• STATED TASK: Nothing after the line with "const pt = (a, r)" belongs in the copy; extract the lines below from the top through that line, pictures left out.

--- Begin EXERCISE INPUTS ---

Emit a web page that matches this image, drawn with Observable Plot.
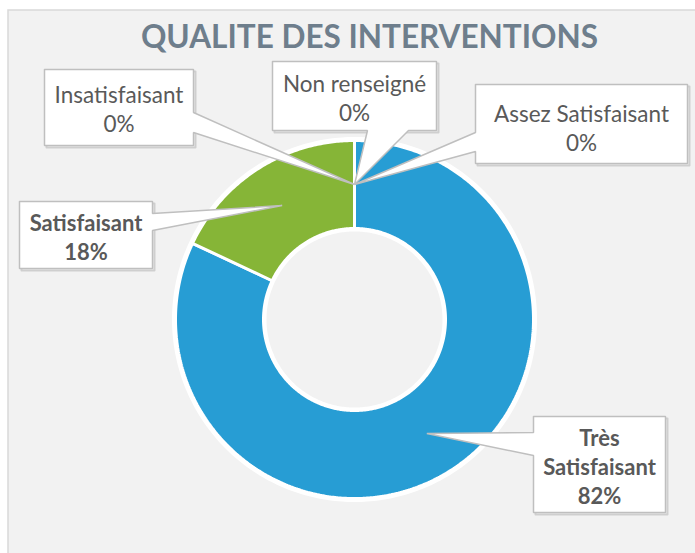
<!DOCTYPE html>
<html>
<head>
<meta charset="utf-8">
<script src="https://cdn.jsdelivr.net/npm/d3@7"></script>
<script src="https://cdn.jsdelivr.net/npm/@observablehq/plot@0.6"></script>
<style>
  html, body { margin: 0; padding: 0; background: #ffffff; }
  #chart svg { display: block; }
</style>
</head>
<body>
<div id="chart"></div>
<script>
// ---- data ----
const title = "QUALITE DES INTERVENTIONS";
const categories = ["Très Satisfaisant", "Satisfaisant", "Assez Satisfaisant", "Insatisfaisant", "Non renseigné"];
const values = [82, 18, 0, 0, 0];
const colors = ["#279dd4", "#86b537", "#a5a5a5", "#ffc000", "#5b9bd5"];

// ---- layout (pixels) ----
const W = 695, H = 553;
const center = {x: 354, y: 319};
const rOuter = 179, rInner = 91;
// callout boxes: [x0, y0, x1, y1], side of the wedge, wedge base [b0, b1]
const callouts = {
  "Très Satisfaisant": {box: [533, 416, 665, 512], side: "left", base: [432, 455], wrap: true},
  "Satisfaisant": {box: [19, 201, 152, 268], side: "right", base: [213, 230]},
  "Assez Satisfaisant": {box: [475, 84, 687, 163], side: "left", base: [132, 151]},
  "Insatisfaisant": {box: [44, 69, 193, 145], side: "right", base: [112, 132]},
  "Non renseigné": {box: [272, 61, 436, 130], side: "bottom", base: [367, 408]}
};

// ---- slices from data ----
const total = d3.sum(values);
let acc = 0;
const slices = categories.map((c, i) => {
  const a0 = acc / total * 2 * Math.PI;
  acc += values[i];
  const a1 = acc / total * 2 * Math.PI;
  return {category: c, value: values[i], color: colors[i], a0, a1};
});
const pt = (a, r) => ({x: center.x + r * Math.sin(a), y: center.y - r * Math.cos(a)});

const slicePts = [];
for (const s of slices) {
  if (s.value <= 0) continue;
  const n = Math.max(2, Math.ceil((s.a1 - s.a0) / 0.01));
  const ring = [];
  for (let k = 0; k <= n; k++) ring.push(pt(s.a0 + (s.a1 - s.a0) * k / n, rOuter));
  for (let k = n; k >= 0; k--) ring.push(pt(s.a0 + (s.a1 - s.a0) * k / n, rInner));
  ring.push(ring[0]);
  for (const p of ring) slicePts.push({...p, category: s.category, color: s.color});
}

// outer / inner white rims
const rimPts = d3.range(0, 361).map(k => ({...pt(k * Math.PI / 180, rOuter + 1.5)}));
const innerRimPts = d3.range(0, 361).map(k => ({...pt(k * Math.PI / 180, rInner - 1.5)}));

// callouts
const calloutPts = [], shadowPts = [], labels = [];
for (const s of slices) {
  const c = callouts[s.category];
  const am = (s.a0 + s.a1) / 2;
  const t = pt(am, (rOuter + rInner) / 2);
  const [x0, y0, x1, y1] = c.box;
  const [b0, b1] = c.base;
  let poly;
  if (c.side === "right") poly = [[x0,y0],[x1,y0],[x1,b0],[t.x,t.y],[x1,b1],[x1,y1],[x0,y1],[x0,y0]];
  else if (c.side === "left") poly = [[x0,y0],[x1,y0],[x1,y1],[x0,y1],[x0,b1],[t.x,t.y],[x0,b0],[x0,y0]];
  else poly = [[x0,y0],[x1,y0],[x1,y1],[b1,y1],[t.x,t.y],[b0,y1],[x0,y1],[x0,y0]];
  poly.forEach(([x, y]) => calloutPts.push({x, y, category: s.category}));
  [[x0+2,y0+2],[x1+2,y0+2],[x1+2,y1+2],[x0+2,y1+2],[x0+2,y0+2]].forEach(([x,y]) => shadowPts.push({x, y, category: s.category}));
  const name = c.wrap ? s.category.replace(" ", "\n") : s.category;
  labels.push({
    x: (x0 + x1) / 2, y: (y0 + y1) / 2 + (c.side === "left" && !c.wrap ? 3 : 1),
    text: name + "\n" + Math.round(s.value) + "%",
    bold: s.value > 0
  });
}

const chart = Plot.plot({
  width: W, height: H,
  margin: 0,
  x: {domain: [0, W], range: [0, W], axis: null},
  y: {domain: [0, H], range: [0, H], axis: null},
  style: {background: "transparent", fontFamily: "Lato, 'Open Sans', sans-serif"},
  marks: [
    // panel background
    Plot.rect([{x1: 8, y1: 10, x2: W + 5, y2: H + 5}], {x1: "x1", y1: "y1", x2: "x2", y2: "y2", fill: "#f2f2f2", stroke: "#d9d9d9", strokeWidth: 1.5}),
    Plot.text([title], {x: 369, y: 37, text: d => d, fontSize: 31.5, fontWeight: "bold", fill: "#6e7e8c", textAnchor: "middle"}),
    // donut
    Plot.line(rimPts, {x: "x", y: "y", stroke: "white", strokeWidth: 4, fill: "none"}),
    Plot.line(slicePts, {x: "x", y: "y", z: "category", fill: "color", stroke: "white", strokeWidth: 3, strokeLinejoin: "miter", curve: "linear"}),
    Plot.line(innerRimPts, {x: "x", y: "y", stroke: "white", strokeWidth: 3, fill: "none"}),
    // callouts
    Plot.line(shadowPts, {x: "x", y: "y", z: "category", stroke: "#cfcfcf", strokeWidth: 2, fill: "none"}),
    Plot.line(calloutPts, {x: "x", y: "y", z: "category", fill: "white", stroke: "#bfbfbf", strokeWidth: 1.5, strokeLinejoin: "miter"}),
    Plot.text(labels.filter(d => !d.bold), {x: "x", y: "y", text: "text", fontSize: 22.5, lineHeight: 1.3, fill: "#595959", lineAnchor: "middle"}),
    Plot.text(labels.filter(d => d.bold), {x: "x", y: "y", text: "text", fontSize: 22, fontWeight: "bold", lineHeight: 1.32, fill: "#595959", lineAnchor: "middle"})
  ]
});
document.getElementById("chart").appendChild(chart);
</script>
</body>
</html>
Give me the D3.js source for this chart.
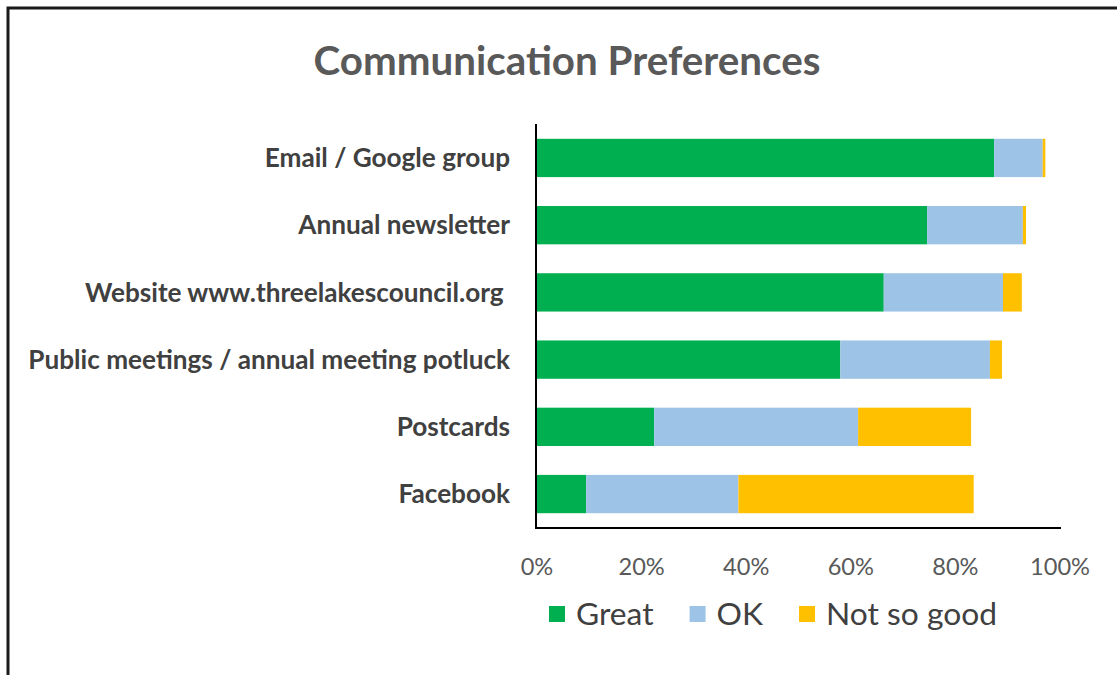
<!DOCTYPE html>
<html lang="en">
<head>
<meta charset="UTF-8">
<title>Communication Preferences</title>
<script src="https://d3js.org/d3.v7.min.js"></script>
<style>
    body { margin: 0; background: #fff; }
    text { font-family: Lato, "Open Sans", sans-serif; }
</style>
</head>
<body>
<div id="chart"></div>
<script>
// values, in percent
var categories = ["Email / Google group", "Annual newsletter", "Website www.threelakescouncil.org ",
    "Public meetings / annual meeting potluck", "Postcards", "Facebook"];
var great     = [87.4, 74.6, 66.3, 58.0, 22.4, 9.4];
var ok        = [9.3, 18.3, 22.8, 28.6, 39.0, 29.1];
var notSoGood = [0.5, 0.6, 3.6, 2.3, 21.6, 45.0];
var seriesNames = ["Great", "OK", "Not so good"];
var ticks = [0, 20, 40, 60, 80, 100];

var colors = ["#00B050", "#9DC3E6", "#FFC000"];

var width = 1117, height = 675;

var svg = d3.select("#chart").append("svg")
    .attr("width", width)
    .attr("height", height);

// frame (only the top and left edges are visible in the picture)
svg.append("rect")
    .attr("x", 8).attr("y", 8)
    .attr("width", 1200).attr("height", 800)
    .attr("fill", "none")
    .attr("stroke", "#1a1a1a")
    .attr("stroke-width", 3);

// make text fit a width measured in the picture
function fitWidth(sel, target) {
    sel.attr("font-size", 100);
    var w = sel.node().getComputedTextLength();
    sel.attr("font-size", 100 * target / w);
}

var table = categories.map(function(c, i) {
    return { cat: c, "Great": great[i], "OK": ok[i], "Not so good": notSoGood[i] };
});

var x = d3.scaleLinear().domain([0, 100]).range([537, 1060]);
var y = d3.scaleBand().domain(categories).range([124, 528])
    .paddingInner(0.43).paddingOuter(0.22);

var stack = d3.stack().keys(seriesNames);
var layers = stack(table);

// bars
svg.selectAll("g.layer")
    .data(layers)
    .enter().append("g")
    .attr("class", "layer")
    .attr("fill", function(d, i) { return colors[i]; })
    .selectAll("rect")
    .data(function(d) { return d; })
    .enter().append("rect")
    .attr("x", function(d) { return x(d[0]); })
    .attr("width", function(d) { return x(d[1]) - x(d[0]); })
    .attr("y", function(d) { return y(d.data.cat); })
    .attr("height", y.bandwidth());

// axis lines
svg.append("line")
    .attr("x1", 536).attr("x2", 536)
    .attr("y1", 124).attr("y2", 529)
    .attr("stroke", "#000").attr("stroke-width", 2);
svg.append("line")
    .attr("x1", 535).attr("x2", 1061)
    .attr("y1", 528).attr("y2", 528)
    .attr("stroke", "#000").attr("stroke-width", 2);

// title
var title = svg.append("text")
    .attr("x", 567).attr("y", 75)
    .attr("text-anchor", "middle")
    .attr("font-weight", "bold")
    .attr("fill", "#595959")
    .text("Communication Preferences");
fitWidth(title, 507);

// category labels
var labels = svg.selectAll("text.cat")
    .data(categories)
    .enter().append("text")
    .attr("class", "cat")
    .attr("x", 510)
    .attr("y", function(d) { return y(d) + y.bandwidth() / 2; })
    .attr("dy", "0.35em")
    .attr("text-anchor", "end")
    .attr("font-weight", "bold")
    .attr("fill", "#404040")
    .style("white-space", "pre")
    .text(function(d) { return d; });
fitWidth(labels.filter(function(d, i) { return i == 3; }), 482);
labels.attr("font-size", labels.filter(function(d, i) { return i == 3; }).attr("font-size"));

// tick labels
var tickText = svg.selectAll("text.tick")
    .data(ticks)
    .enter().append("text")
    .attr("class", "tick")
    .attr("x", function(d) { return x(d); })
    .attr("y", 567)
    .attr("dy", "0.35em")
    .attr("text-anchor", "middle")
    .attr("fill", "#595959")
    .text(function(d) { return d + "%"; });
fitWidth(tickText.filter(function(d) { return d == 100; }), 60);
tickText.attr("font-size", tickText.filter(function(d) { return d == 100; }).attr("font-size"));

// legend
var legend = svg.append("g").attr("class", "legend");
var lx = 549;
var legendSize = 0;
seriesNames.forEach(function(name, i) {
    var g = legend.append("g");
    g.append("rect")
        .attr("x", lx).attr("y", 606)
        .attr("width", 16).attr("height", 16)
        .attr("fill", colors[i]);
    var t = g.append("text")
        .attr("x", lx + 27).attr("y", 614)
        .attr("dy", "0.35em")
        .attr("fill", "#404040")
        .text(name);
    if (i == 0) {
        // size the legend font from the last entry's width
        var probe = svg.append("text").text("Not so good");
        fitWidth(probe, 171);
        legendSize = probe.attr("font-size");
        probe.remove();
    }
    t.attr("font-size", legendSize);
    lx = lx + 27 + t.node().getComputedTextLength() + 36;
});
</script>
</body>
</html>
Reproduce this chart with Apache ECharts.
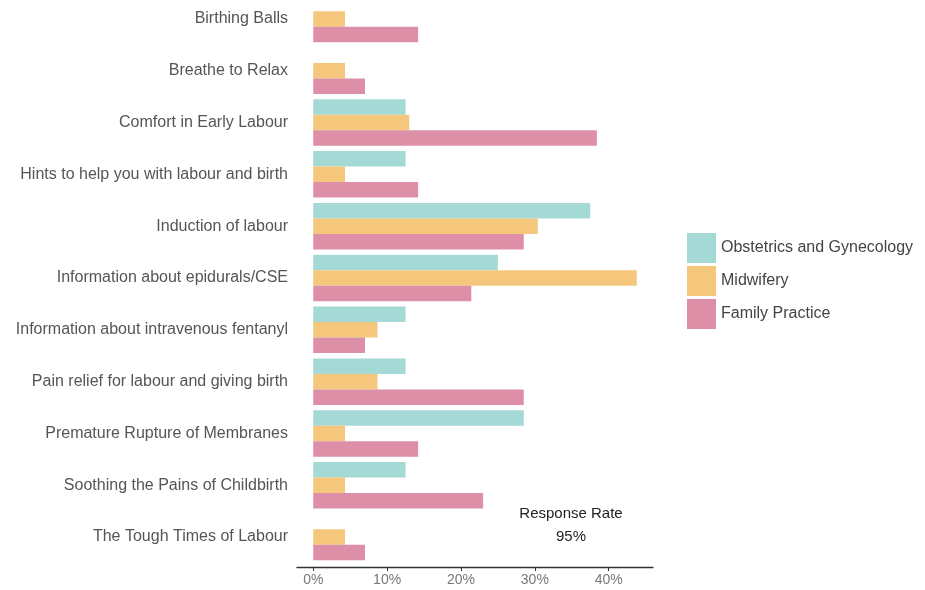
<!DOCTYPE html>
<html>
<head>
<meta charset="utf-8">
<script src="https://cdn.jsdelivr.net/npm/echarts@6/dist/echarts.min.js"></script>
<style>html,body{margin:0;padding:0;background:#fff;overflow:hidden}#c{position:absolute;left:0;top:-7px;width:925px;height:597px}</style>
</head>
<body>
<div id="c"></div>
<script>
const categories = [
  "Birthing Balls",
  "Breathe to Relax",
  "Comfort in Early Labour",
  "Hints to help you with labour and birth",
  "Induction of labour",
  "Information about epidurals/CSE",
  "Information about intravenous fentanyl",
  "Pain relief for labour and giving birth",
  "Premature Rupture of Membranes",
  "Soothing the Pains of Childbirth",
  "The Tough Times of Labour"
];
const seriesNames = ["Obstetrics and Gynecology", "Midwifery", "Family Practice"];
const obstetrics = [0, 0, 12.5, 12.5, 37.5, 25.0, 12.5, 12.5, 28.5, 12.5, 0];
const midwifery  = [4.3, 4.3, 13.0, 4.3, 30.4, 43.8, 8.7, 8.7, 4.3, 4.3, 4.3];
const familyPractice = [14.2, 7.0, 38.4, 14.2, 28.5, 21.4, 7.0, 28.5, 14.2, 23.0, 7.0];
const tickValues = [0, 10, 20, 30, 40];
const annotation = "Response Rate\n95%";

const colors = ["#a5d9d6", "#f4c77c", "#dc8fa7"];
const chart = echarts.init(document.getElementById('c'), null, {renderer: 'canvas'});
const FONT = "Liberation Sans";
const dataSets = [obstetrics, midwifery, familyPractice];

chart.setOption({
  animation: false,
  backgroundColor: '#ffffff',
  grid: {left: 297, right: 272, top: 0, bottom: 27, containLabel: false},
  xAxis: {
    type: 'value', min: -2.2, max: 46, offset: 4,
    splitLine: {show: false},
    axisLine: {show: true, lineStyle: {color: '#333', width: 1.3}},
    axisTick: {show: true, customValues: tickValues, length: 4, lineStyle: {color: '#333'}},
    axisLabel: {customValues: tickValues, formatter: v => v + '%', color: '#777', fontFamily: FONT, fontSize: 14, margin: 6}
  },
  yAxis: {
    type: 'category', data: categories, inverse: true,
    axisLine: {show: false}, axisTick: {show: false},
    axisLabel: {color: '#555', fontFamily: FONT, fontSize: 16, margin: 9}
  },
  legend: {
    orient: 'vertical', left: 687, top: 240, itemWidth: 29, itemHeight: 30, itemGap: 3,
    padding: 0, icon: 'rect',
    textStyle: {color: '#444', fontFamily: FONT, fontSize: 16},
    data: seriesNames
  },
  graphic: [{
    type: 'text', x: 571, y: 509,
    style: {text: annotation, fill: '#222', font: '15px "Liberation Sans"', align: 'center', verticalAlign: 'top', lineHeight: 23}
  }],
  series: dataSets.map((d, i) => ({
    name: seriesNames[i], type: 'bar', data: d,
    barWidth: 15.5, barGap: '0%', barCategoryGap: '10%',
    itemStyle: {color: colors[i]}
  }))
});
</script>
</body>
</html>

--- End EXERCISE INPUTS ---

• SOLUTION FOR THIS PROBLEM:
Emit a web page that matches this image, drawn with Observable Plot.
<!DOCTYPE html>
<html>
<head>
<meta charset="utf-8">
<script src="https://cdn.jsdelivr.net/npm/d3@7"></script>
<script src="https://cdn.jsdelivr.net/npm/@observablehq/plot@0.6"></script>
<style>
  html, body { margin: 0; padding: 0; background: #ffffff; }
  #chart svg { display: block; }
</style>
</head>
<body>
<div id="chart"></div>
<script>
// ---- data ----
const title = "QUALITE DES INTERVENTIONS";
const categories = ["Très Satisfaisant", "Satisfaisant", "Assez Satisfaisant", "Insatisfaisant", "Non renseigné"];
const values = [82, 18, 0, 0, 0];
const colors = ["#279dd4", "#86b537", "#a5a5a5", "#ffc000", "#5b9bd5"];

// ---- layout (pixels) ----
const W = 695, H = 553;
const center = {x: 354, y: 319};
const rOuter = 179, rInner = 91;
// callout boxes: [x0, y0, x1, y1], side of the wedge, wedge base [b0, b1]
const callouts = {
  "Très Satisfaisant": {box: [533, 416, 665, 512], side: "left", base: [432, 455], wrap: true},
  "Satisfaisant": {box: [19, 201, 152, 268], side: "right", base: [213, 230]},
  "Assez Satisfaisant": {box: [475, 84, 687, 163], side: "left", base: [132, 151]},
  "Insatisfaisant": {box: [44, 69, 193, 145], side: "right", base: [112, 132]},
  "Non renseigné": {box: [272, 61, 436, 130], side: "bottom", base: [367, 408]}
};

// ---- slices from data ----
const total = d3.sum(values);
let acc = 0;
const slices = categories.map((c, i) => {
  const a0 = acc / total * 2 * Math.PI;
  acc += values[i];
  const a1 = acc / total * 2 * Math.PI;
  return {category: c, value: values[i], color: colors[i], a0, a1};
});
const pt = (a, r) => ({x: center.x + r * Math.sin(a), y: center.y - r * Math.cos(a)});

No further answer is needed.